The idea of cultural capital comes from sociologist Pierre Bourdieu, and as this handy quote from McLaren (1994) suggests, cultural capital is “the general cultural background, knowledge, disposition, and skills that are passed on from one generation to another. Cultural capital represents ways of talking, acting, and socializing, as well as language practices, values, and types of dress and behavior.” So, the whole wine-tasting biz revealed my lack of cultural capital in this arena – probably owing to the fact that I was raised in a single-parent welfare-dependent family in a rural area and wine-tasting was something we had no access to, let alone interest in. But cultural capital isn’t just about etiquette, it’s about taste, as Bourdieu (1984) himself states, “…art and cultural consumption are predisposed, consciously and deliberately or not, to fulfill a social function of legitimating social differences.”

Pro-tip: don't mention Miley at your next wine-tasting event

Pro-tip: don’t mention Miley at your next wine-tasting event

I talked about the hierarchy of taste with my classes and asked them what was at the top versus the bottom – i.e. if someone loved and knew lots about X what would make them seem really sophisticated, but if they loved Y would be looked down upon? People had some difficulty identifying what would be at the top – Mozart perhaps, Kafka? But when I asked them what was at the bottom, they all knew instantly – pop music, Justin Bieber, Miley Cyrus, basically anything that was seen as the stuff of the masses. I joked with my students that I decide what I like based on what carries the least cultural capital, because f*** that sh**. When I came across this article in The Guardian about how horrifying it is when “pop and rock collide” I couldn’t help thinking it might be because pop is seen as such a low art form that it contaminates all “true art” that it comes in contact with.

Game of Thrones: So sophisticate. So amaze (for reals).

Game of Thrones: So sophisticate.

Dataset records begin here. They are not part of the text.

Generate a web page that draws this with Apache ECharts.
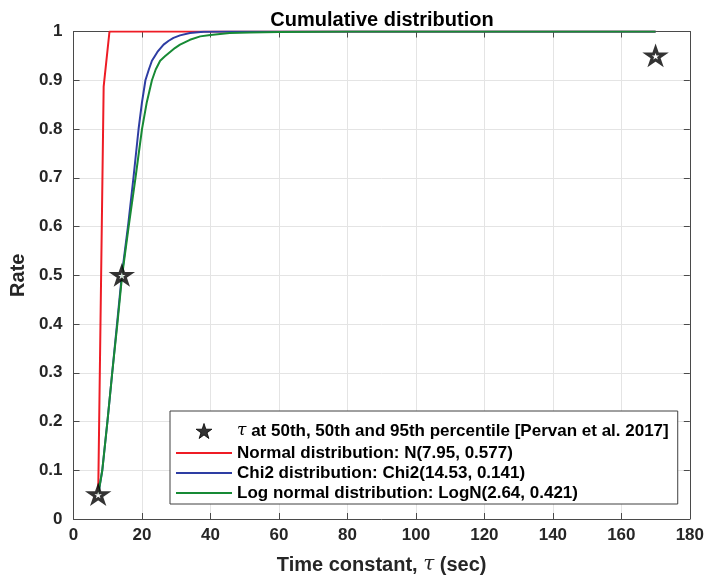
<!DOCTYPE html>
<html>
<head>
<meta charset="utf-8">
<script src="https://cdn.jsdelivr.net/npm/echarts@6/dist/echarts.min.js"></script>
<style>
  html, body { margin: 0; padding: 0; background: #ffffff; }
  #chart { width: 707px; height: 580px; }
</style>
</head>
<body>
<div id="chart"></div>
<script>
// ---- data ----
const titleText = 'Cumulative distribution';
const xAxisName = 'Time constant, τ (sec)';
const yAxisName = 'Rate';

const starName = 'τ at 50th, 50th and 95th percentile [Pervan et al. 2017]';
const normalName = 'Normal distribution: N(7.95, 0.577)';
const chi2Name = 'Chi2 distribution: Chi2(14.53, 0.141)';
const lognName = 'Log normal distribution: LogN(2.64, 0.421)';

const starPoints = [[7.2, 0.05], [14.1, 0.5], [170, 0.95]];

const normalCurve = [[7.2, 0.05], [8.8, 0.887], [10.5, 1.0], [170, 1.0]];

const chi2Curve = [
  [7.2, 0.05], [8.4, 0.1], [9.9, 0.2], [11.3, 0.3], [12.7, 0.4], [14.1, 0.5],
  [15.9, 0.6], [17.5, 0.7], [19.0, 0.8], [20.0, 0.855], [21.0, 0.9], [22.0, 0.922],
  [22.9, 0.94], [24.5, 0.958], [26.3, 0.973], [27.8, 0.981], [29.2, 0.987],
  [31.1, 0.992], [34.0, 0.997], [38.0, 0.9995], [45.0, 1.0], [170, 1.0]
];

const lognCurve = [
  [7.2, 0.05], [8.4, 0.1], [9.9, 0.2], [11.3, 0.3], [12.8, 0.4], [14.2, 0.5],
  [16.1, 0.6], [18.1, 0.7], [20.0, 0.8], [21.4, 0.855], [22.9, 0.9], [24.0, 0.922],
  [25.3, 0.94], [26.7, 0.949], [28.2, 0.958], [29.6, 0.966], [31.1, 0.973],
  [34.0, 0.983], [37.0, 0.99], [40.0, 0.993], [45.6, 0.997],
  [51.4, 0.998], [60.0, 0.999], [80.0, 1.0], [170, 1.0]
];

const xMin = 0, xMax = 180, xStep = 20;
const yMin = 0, yMax = 1, yStep = 0.1;

// ---- styling ----
const FONT = '"Liberation Sans", Arial, Helvetica, sans-serif';
const TXT = '#262626';
const AX = '#4a4a4a';
const GRID = '#e4e4e4';
const tauStyle = { fontFamily: '"DejaVu Serif", "Liberation Serif", serif', fontStyle: 'italic', fontWeight: 'normal', color: TXT };
const withTau = s => s.replace('τ', '{t|τ}');
const starPath = 'path://M50 0L61.2 34.5L97.6 34.5L68.2 55.9L79.4 90.5L50 69.1L20.6 90.5L31.8 55.9L2.4 34.5L38.8 34.5Z';
const lineIcon = 'path://M0 0H100V3.6H0Z';

const chart = echarts.init(document.getElementById('chart'), null, { renderer: 'canvas' });

const baseX = {
  type: 'value', min: xMin, max: xMax, interval: xStep,
  axisLine: { show: true, onZero: false, lineStyle: { color: AX, width: 1 } },
  axisTick: { show: true, inside: true, length: 6, lineStyle: { color: AX } },
  splitLine: { show: true, lineStyle: { color: GRID, width: 1 } }
};
const baseY = {
  type: 'value', min: yMin, max: yMax, interval: yStep,
  axisLine: { show: true, onZero: false, lineStyle: { color: AX, width: 1 } },
  axisTick: { show: true, inside: true, length: 6, lineStyle: { color: AX } },
  splitLine: { show: true, lineStyle: { color: GRID, width: 1 } }
};

chart.setOption({
  animation: false,
  backgroundColor: '#ffffff',
  title: {
    text: titleText, left: 382, textAlign: 'center', top: 10, padding: 0,
    textStyle: { fontFamily: FONT, fontWeight: 'bold', fontSize: 20, color: '#000' }
  },
  grid: { left: 73, right: 17, top: 31.5, bottom: 60, containLabel: false },
  xAxis: [
    Object.assign({}, baseX, {
      position: 'bottom',
      name: withTau(xAxisName), nameLocation: 'middle', nameGap: 36,
      nameTextStyle: { fontFamily: FONT, fontWeight: 'bold', fontSize: 20, color: TXT,
        rich: { t: Object.assign({}, tauStyle, { fontSize: 20 }) } },
      axisLabel: { fontFamily: FONT, fontWeight: 'bold', fontSize: 17, color: TXT, margin: 8 }
    }),
    Object.assign({}, baseX, {
      position: 'top', axisLabel: { show: false }, splitLine: { show: false }
    })
  ],
  yAxis: [
    Object.assign({}, baseY, {
      position: 'left',
      name: yAxisName, nameLocation: 'middle', nameGap: 41, nameRotate: 90,
      nameTextStyle: { fontFamily: FONT, fontWeight: 'bold', fontSize: 20, color: TXT },
      axisLabel: { fontFamily: FONT, fontWeight: 'bold', fontSize: 17, color: TXT, margin: 11 }
    }),
    Object.assign({}, baseY, {
      position: 'right', axisLabel: { show: false }, splitLine: { show: false }
    })
  ],
  legend: {
    orient: 'vertical', left: 170, top: 411,
    padding: [8, 9, 1, 6],
    itemWidth: 56, itemHeight: 15, itemGap: 0,
    backgroundColor: '#ffffff',
    borderColor: '#404040', borderWidth: 1,
    textStyle: { fontFamily: FONT, fontWeight: 'bold', fontSize: 17, color: '#000', lineHeight: 20,
      rich: { t: Object.assign({}, tauStyle, { fontSize: 17, color: '#000' }) } },
    formatter: withTau,
    data: [
      { name: starName, textStyle: { lineHeight: 24 }, itemStyle: { color: '#000', borderColor: '#000', borderWidth: 1 } },
      { name: normalName, icon: lineIcon },
      { name: chi2Name, icon: lineIcon },
      { name: lognName, icon: lineIcon }
    ]
  },
  series: [
    {
      name: starName, type: 'scatter', z: 5,
      symbol: starPath, symbolSize: [17, 16], symbolKeepAspect: true,
      itemStyle: { color: '#ffffff', borderColor: '#000', borderWidth: 3 },
      data: starPoints
    },
    {
      name: normalName, type: 'line', showSymbol: false, symbol: 'none',
      lineStyle: { color: '#ee1c25', width: 2 }, itemStyle: { color: '#ee1c25' },
      data: normalCurve
    },
    {
      name: chi2Name, type: 'line', showSymbol: false, symbol: 'none',
      lineStyle: { color: '#2e3da3', width: 2 }, itemStyle: { color: '#2e3da3' },
      data: chi2Curve
    },
    {
      name: lognName, type: 'line', showSymbol: false, symbol: 'none',
      lineStyle: { color: '#178a35', width: 2 }, itemStyle: { color: '#178a35' },
      data: lognCurve
    }
  ]
});
</script>
</body>
</html>
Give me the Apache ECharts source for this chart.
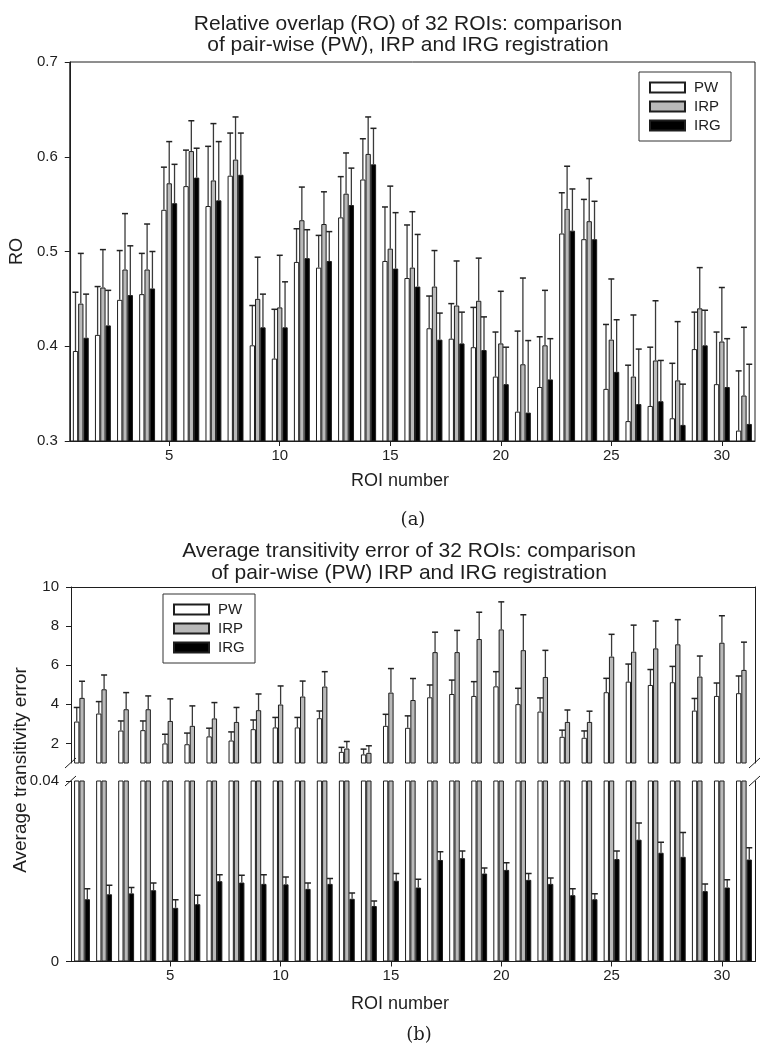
<!DOCTYPE html>
<html><head><meta charset="utf-8">
<script src="https://cdn.jsdelivr.net/npm/echarts@6/dist/echarts.min.js"></script>
<style>html,body{margin:0;padding:0;background:#fff}#c{width:775px;height:1050px}</style>
</head><body><div id="c"></div>
<script>
// ---------- data ----------
const roi = ['1','2','3','4','5','6','7','8','9','10','11','12','13','14','15','16','17','18','19','20','21','22','23','24','25','26','27','28','29','30','31'];
const xTickLabels = ['5','10','15','20','25','30'];

// (a) relative overlap, mean and SD
const roPW  = [0.395,0.412,0.449,0.455,0.544,0.569,0.548,0.580,0.401,0.387,0.489,0.483,0.536,0.576,0.490,0.472,0.419,0.408,0.399,0.368,0.331,0.357,0.519,0.513,0.355,0.321,0.337,0.324,0.397,0.360,0.311];
const roPWsd = [0.062,0.051,0.052,0.043,0.045,0.038,0.063,0.045,0.042,0.052,0.035,0.034,0.043,0.043,0.057,0.056,0.034,0.037,0.042,0.047,0.085,0.053,0.043,0.042,0.068,0.059,0.062,0.058,0.039,0.055,0.063];
const roIRP = [0.445,0.462,0.481,0.481,0.572,0.606,0.575,0.597,0.450,0.441,0.533,0.529,0.561,0.603,0.503,0.483,0.463,0.443,0.448,0.403,0.381,0.401,0.545,0.532,0.407,0.368,0.385,0.364,0.440,0.405,0.348];
const roIRPsd = [0.053,0.040,0.059,0.048,0.044,0.032,0.060,0.045,0.044,0.055,0.035,0.034,0.043,0.039,0.066,0.059,0.038,0.047,0.045,0.055,0.091,0.058,0.045,0.045,0.064,0.065,0.063,0.062,0.043,0.057,0.072];
const roIRG = [0.409,0.422,0.454,0.461,0.551,0.578,0.554,0.581,0.420,0.420,0.493,0.490,0.549,0.592,0.482,0.463,0.407,0.403,0.396,0.360,0.330,0.365,0.522,0.513,0.373,0.339,0.342,0.317,0.401,0.357,0.318];
const roIRGsd = [0.046,0.037,0.052,0.039,0.041,0.031,0.062,0.044,0.035,0.048,0.030,0.031,0.039,0.038,0.059,0.055,0.028,0.033,0.035,0.039,0.076,0.043,0.044,0.040,0.055,0.058,0.043,0.043,0.037,0.051,0.063];

// (b) average transitivity error, mean and SD
const tePW  = [3.12,3.53,2.66,2.68,2.00,1.96,2.36,2.15,2.73,2.82,2.82,3.29,1.57,1.44,2.90,2.80,4.36,4.53,4.43,4.92,4.01,3.63,2.34,2.29,4.62,5.16,4.99,5.13,3.68,4.43,4.57];
const tePWsd = [0.72,0.61,0.49,0.47,0.47,0.57,0.42,0.44,0.47,0.51,0.51,0.37,0.23,0.27,0.59,0.61,0.63,0.71,0.73,0.75,0.81,0.70,0.34,0.35,0.71,0.90,0.79,0.81,0.62,0.66,0.88];
const teIRP = [4.33,4.77,3.75,3.75,3.15,2.90,3.28,3.10,3.70,3.99,4.40,4.91,1.74,1.52,4.60,4.22,6.67,6.67,7.34,7.83,6.77,5.40,3.10,3.10,6.44,6.69,6.86,7.07,5.42,7.15,5.76];
const teIRPsd = [0.85,0.73,0.85,0.68,1.13,1.02,0.81,0.74,0.83,0.95,0.79,0.76,0.36,0.36,1.23,1.10,1.02,1.11,1.37,1.41,1.81,1.36,0.61,0.55,1.14,1.36,1.40,1.26,1.05,1.38,1.42];
const teIRG = [0.0138,0.0149,0.0151,0.0158,0.0119,0.0127,0.0178,0.0175,0.0172,0.0171,0.0161,0.0172,0.0139,0.0123,0.0179,0.0164,0.0225,0.0229,0.0195,0.0203,0.0181,0.0172,0.0147,0.0138,0.0227,0.0270,0.0241,0.0232,0.0156,0.0164,0.0226];
const teIRGsd = [0.0023,0.0020,0.0013,0.0016,0.0018,0.0020,0.0014,0.0016,0.0020,0.0016,0.0013,0.0012,0.0013,0.0011,0.0016,0.0018,0.0018,0.0016,0.0012,0.0016,0.0014,0.0013,0.0014,0.0012,0.0018,0.0037,0.0023,0.0054,0.0016,0.0017,0.0026];

const upperTicks = [2,4,6,8,10];
const lowerTicks = [0,0.04];

// ---------- style ----------
const FONT = 'Liberation Sans, Arial, sans-serif';
const INK = '#1e1e1e';
const BAR_W = 0.24;
const fills = {PW:'#ffffff', IRP:'#b9b9b9', IRG:'#000000'};

const chart = echarts.init(document.getElementById('c'), null, {renderer:'canvas'});

const everyFifth = (i) => (i + 1) % 5 === 0;

function catAxis(gridIndex, opts) {
  return Object.assign({
    type:'category', gridIndex, data: roi, boundaryGap: true,
    axisLine:{show:true, lineStyle:{color:INK, width:1}},
    axisTick:{show:true, interval: everyFifth, alignWithLabel:true, length:5, lineStyle:{color:INK}},
    axisLabel:{show:true, interval: everyFifth, margin:7, fontSize:15, color:INK, fontFamily:FONT,
      formatter: v => xTickLabels.indexOf(v) >= 0 ? v : ''},
    splitLine:{show:false}
  }, opts || {});
}
function lineOnlyAxis(kind, gridIndex, extra) {
  return Object.assign({
    type: kind === 'x' ? 'category' : 'value', gridIndex,
    data: kind === 'x' ? roi : undefined,
    axisLine:{show:true, onZero:false, lineStyle:{color:INK, width:1}},
    axisTick:{show:false}, axisLabel:{show:false}, splitLine:{show:false}
  }, extra || {});
}

function barSeries(name, xi, yi, data) {
  return {
    type:'bar', name, xAxisIndex:xi, yAxisIndex:yi, data,
    barWidth: (BAR_W*100) + '%', barGap:'0%', clip:true,
    itemStyle:{color:fills[name], borderColor:INK, borderWidth:1},
    emphasis:{disabled:true}, animation:false, z:2
  };
}
function errSeries(xi, yi, vals, sds, k) {
  return {
    type:'custom', xAxisIndex:xi, yAxisIndex:yi, clip:true, z:3, animation:false, silent:true,
    data: vals.map((v, i) => [i, v, v + sds[i]]),
    renderItem(params, api) {
      const idx = api.value(0);
      const p0 = api.coord([idx, api.value(1)]);
      const p1 = api.coord([idx, api.value(2)]);
      const bw = api.size([1, 0])[0] * BAR_W;
      const x = p0[0] + k * bw;
      const cap = 3;
      return {type:'group', children:[
        {type:'line', shape:{x1:x, y1:p0[1], x2:x, y2:p1[1]}, style:{stroke:'#3a3a3a', lineWidth:1.3}},
        {type:'line', shape:{x1:x-cap, y1:p1[1], x2:x+cap, y2:p1[1]}, style:{stroke:'#222', lineWidth:1.5}}
      ]};
    }
  };
}

// grid geometry
const gA  = {left:62, top:62, width:693, height:379};
const gBu = {left:71, top:587, width:684, height:176};
const gBl = {left:71, top:781, width:684, height:180.5};

function slash(x, y) {
  return {type:'line', shape:{x1:x-6, y1:y+5, x2:x+5, y2:y-5}, style:{stroke:INK, lineWidth:1}, z:10};
}
const breakUpper = gBu.top + gBu.height, breakLower = gBl.top;
const leftX = gBu.left, rightX = gBu.left + gBu.width;

const titleStyle = {fontSize:21, fontWeight:'normal', color:INK, fontFamily:FONT, lineHeight:21};
const labelStyle = {fontSize:18, fontWeight:'normal', color:INK, fontFamily:FONT};
const capStyle = {fontSize:18, fontWeight:'normal', color:INK, fontFamily:'DejaVu Serif, Liberation Serif, serif'};
const legendBase = {
  orient:'vertical', icon:'rect', itemWidth:35, itemHeight:10, itemGap:2,
  padding:[7,8,7,10], borderColor:'#333', borderWidth:1, backgroundColor:'#fff',
  selectedMode:false, data:['PW','IRP','IRG'],
  textStyle:{fontSize:15, color:INK, fontFamily:FONT, lineHeight:17, padding:[0,0,0,4], width:29}
};

const option = {
  backgroundColor:'#fff',
  animation:false,
  title:[
    {text:'Relative overlap (RO) of 32 ROIs: comparison\nof pair-wise (PW), IRP and IRG registration',
     left:403, top:9, textAlign:'center', textStyle:titleStyle},
    {text:'Average transitivity error of 32 ROIs: comparison\nof pair-wise (PW) IRP and IRG registration',
     left:404, top:535, textAlign:'center', textStyle:Object.assign({}, titleStyle, {lineHeight:22})},
    {text:'ROI number', left:395, top:467, textAlign:'center', textStyle:labelStyle},
    {text:'ROI number', left:395, top:990, textAlign:'center', textStyle:labelStyle},
    {text:'(a)', left:408, top:506, textAlign:'center', textStyle:capStyle},
    {text:'(b)', left:414, top:1021, textAlign:'center', textStyle:capStyle}
  ],
  legend:[
    Object.assign({}, legendBase, {left:639, top:72}),
    Object.assign({}, legendBase, {left:163, top:594})
  ],
  grid:[
    Object.assign({show:true, borderColor:INK, borderWidth:1, containLabel:false}, gA),
    Object.assign({containLabel:false}, gBu),
    Object.assign({containLabel:false}, gBl)
  ],
  xAxis:[
    catAxis(0),
    catAxis(1, {axisLine:{show:false}, axisTick:{show:false}, axisLabel:{show:false}}),
    lineOnlyAxis('x', 1, {position:'top'}),
    catAxis(2)
  ],
  yAxis:[
    {type:'value', gridIndex:0, min:0.3, max:0.7, interval:0.1,
     name:'RO', nameLocation:'middle', nameGap:34, nameRotate:90,
     nameTextStyle:labelStyle,
     axisLine:{show:true, lineStyle:{color:INK}}, axisTick:{show:true, length:5, lineStyle:{color:INK}},
     axisLabel:{margin:12, fontSize:15, color:INK, fontFamily:FONT, formatter:v => v.toFixed(1)},
     splitLine:{show:false}},
    {type:'value', gridIndex:1, min:1, max:10, interval:1,
     axisLine:{show:true, onZero:false, lineStyle:{color:INK}},
     axisTick:{show:true, length:5, customValues:upperTicks, lineStyle:{color:INK}},
     axisLabel:{margin:12, fontSize:15, color:INK, fontFamily:FONT, customValues:upperTicks},
     splitLine:{show:false}},
    lineOnlyAxis('y', 1, {position:'right', min:1, max:10}),
    {type:'value', gridIndex:2, min:0, max:0.04, interval:0.04,
     axisLine:{show:true, onZero:false, lineStyle:{color:INK}},
     axisTick:{show:true, length:5, customValues:lowerTicks, lineStyle:{color:INK}},
     axisLabel:{margin:12, fontSize:15, color:INK, fontFamily:FONT, customValues:lowerTicks,
       formatter: v => v === 0 ? '0' : String(+v.toFixed(2))},
     splitLine:{show:false}},
    lineOnlyAxis('y', 2, {position:'right', min:0, max:0.04})
  ],
  graphic:[
    {type:'text', x:21, y:770, rotation:Math.PI/2,
     style:{text:'Average transitivity error', fontSize:19, fill:INK, fontFamily:FONT, textAlign:'center', textVerticalAlign:'middle'}},
    slash(leftX, breakUpper), slash(leftX, breakLower),
    slash(rightX, breakUpper), slash(rightX, breakLower)
  ],
  series:[
    barSeries('PW', 0, 0, roPW), barSeries('IRP', 0, 0, roIRP), barSeries('IRG', 0, 0, roIRG),
    errSeries(0, 0, roPW, roPWsd, -1), errSeries(0, 0, roIRP, roIRPsd, 0), errSeries(0, 0, roIRG, roIRGsd, 1),

    barSeries('PW', 1, 1, tePW), barSeries('IRP', 1, 1, teIRP), barSeries('IRG', 1, 1, teIRG),
    errSeries(1, 1, tePW, tePWsd, -1), errSeries(1, 1, teIRP, teIRPsd, 0),

    barSeries('PW', 3, 3, tePW), barSeries('IRP', 3, 3, teIRP), barSeries('IRG', 3, 3, teIRG),
    errSeries(3, 3, teIRG, teIRGsd, 1)
  ]
};
chart.setOption(option);
</script>
</body></html>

So amaze.
(FYI I do love it also)

You may be thinking, well hang on, rock is also the stuff of the masses isn’t it? Why would rock be above pop in this crazy hierarchy of taste? Jimmy Hendrix ain’t no Mozart…right? Here we come to the gendered aspect of this culture war. I can’t help but see how within evaluations of “good” versus “bad” taste, often what is seen as of interest to women (or made by women) is way down the ladder. For example, what ridicule do writers or readers of romance fiction face compared to those of crime novels? How often have you heard someone bemoan how problematic Girls is, but how amazing Game of Thrones is? Or how Kanye West is some kind of genius and gets played on alternative radio stations, but Beyoncé stays within the realm of commercial radio (unless she’s featured by Kanye)? It’s as if something carries more cultural value if it’s seen as belonging to the realm of men’s taste, men’s stereotypical areas of interest like action-adventure, if it’s made by men or simply features men being awesome.

While Kanye is a world away from the cultural capital Michael Gove is talking about, the gendering of taste also plays a huge part in what counts right at the top of the hierarchy. The ancients, classical artists and musicians, the writers of classic texts and operas…predominately men (well, at least the ones we value/know about – the erasure of women from history in all this is another story). 4916523Feminists and cultural theorists have been fighting this for years, to try and turn the tables around. That’s at least part of the reason why you see university courses geared toward taking popular culture more seriously, particularly that which is seen as “women’s interest” areas (like romance).

Of course none of this means we shouldn’t critique popular culture for its downfalls and the way it reproduces other problematic norms around sexuality, bodies, consumption, race, ability, etc. But it does mean we need to hold ourselves to account when we’re critiquing these things. When we judge “popular” culture who are we judging along with it? The working-class? Women? The under-privileged? And we might also ask ourselves: what are we going to do about it?